- [Task description] The data below should be printed in full, exactly, and without any of its images.

** BEGIN **

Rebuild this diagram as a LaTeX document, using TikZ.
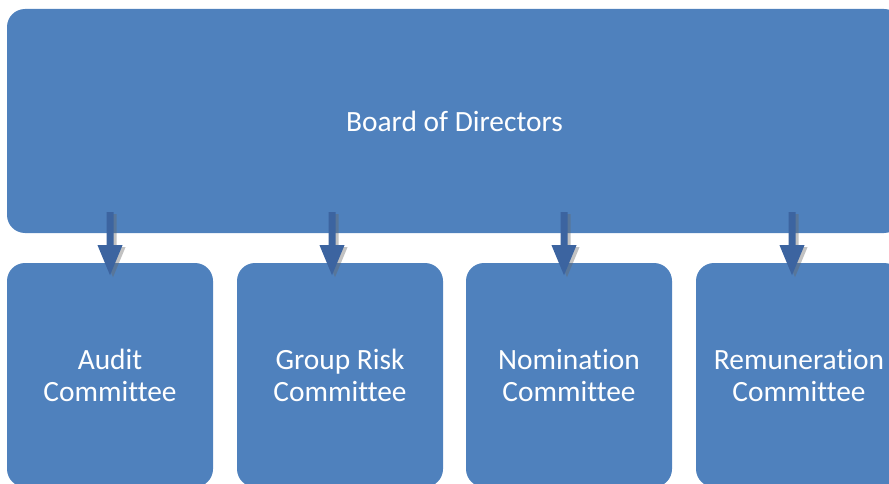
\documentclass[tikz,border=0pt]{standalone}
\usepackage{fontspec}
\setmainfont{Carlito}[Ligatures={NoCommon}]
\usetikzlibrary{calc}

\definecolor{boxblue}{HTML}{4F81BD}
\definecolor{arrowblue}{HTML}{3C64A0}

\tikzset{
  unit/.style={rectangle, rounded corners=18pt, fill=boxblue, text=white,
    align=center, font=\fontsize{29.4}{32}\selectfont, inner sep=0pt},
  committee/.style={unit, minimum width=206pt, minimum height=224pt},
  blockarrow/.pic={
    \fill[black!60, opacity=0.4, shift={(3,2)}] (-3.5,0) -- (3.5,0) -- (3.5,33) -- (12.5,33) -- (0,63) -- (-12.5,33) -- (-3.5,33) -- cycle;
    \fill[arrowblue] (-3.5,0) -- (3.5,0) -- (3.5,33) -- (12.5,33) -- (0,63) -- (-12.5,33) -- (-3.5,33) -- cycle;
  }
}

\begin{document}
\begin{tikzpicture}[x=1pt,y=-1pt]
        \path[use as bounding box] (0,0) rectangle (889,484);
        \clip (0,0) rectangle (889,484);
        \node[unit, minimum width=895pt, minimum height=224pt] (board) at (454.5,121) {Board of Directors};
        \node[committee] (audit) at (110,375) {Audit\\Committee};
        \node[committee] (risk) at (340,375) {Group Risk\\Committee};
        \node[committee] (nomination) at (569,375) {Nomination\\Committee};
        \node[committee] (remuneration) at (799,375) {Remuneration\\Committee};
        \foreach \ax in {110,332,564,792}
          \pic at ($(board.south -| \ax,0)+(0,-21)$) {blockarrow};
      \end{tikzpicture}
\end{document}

** END **

- [Worked answer]
Rebuild this diagram as a LaTeX document, using TikZ.
\documentclass[tikz,border=0pt]{standalone}
\usepackage{fontspec}
\setmainfont{Carlito}[Ligatures={NoCommon}]
\usetikzlibrary{calc}

\definecolor{boxblue}{HTML}{4F81BD}
\definecolor{arrowblue}{HTML}{3C64A0}

\tikzset{
  unit/.style={rectangle, rounded corners=18pt, fill=boxblue, text=white,
    align=center, font=\fontsize{29.4}{32}\selectfont, inner sep=0pt},
  committee/.style={unit, minimum width=206pt, minimum height=224pt},
  blockarrow/.pic={
    \fill[black!60, opacity=0.4, shift={(3,2)}] (-3.5,0) -- (3.5,0) -- (3.5,33) -- (12.5,33) -- (0,63) -- (-12.5,33) -- (-3.5,33) -- cycle;
    \fill[arrowblue] (-3.5,0) -- (3.5,0) -- (3.5,33) -- (12.5,33) -- (0,63) -- (-12.5,33) -- (-3.5,33) -- cycle;
  }
}

\begin{document}
\begin{tikzpicture}[x=1pt,y=-1pt]
        \path[use as bounding box] (0,0) rectangle (889,484);
        \clip (0,0) rectangle (889,484);
        \node[unit, minimum width=895pt, minimum height=224pt] (board) at (454.5,121) {Board of Directors};
        \node[committee] (audit) at (110,375) {Audit\\Committee};
        \node[committee] (risk) at (340,375) {Group Risk\\Committee};
        \node[committee] (nomination) at (569,375) {Nomination\\Committee};
        \node[committee] (remuneration) at (799,375) {Remuneration\\Committee};
        \foreach \ax in {110,332,564,792}
          \pic at ($(board.south -| \ax,0)+(0,-21)$) {blockarrow};
      \end{tikzpicture}
\end{document}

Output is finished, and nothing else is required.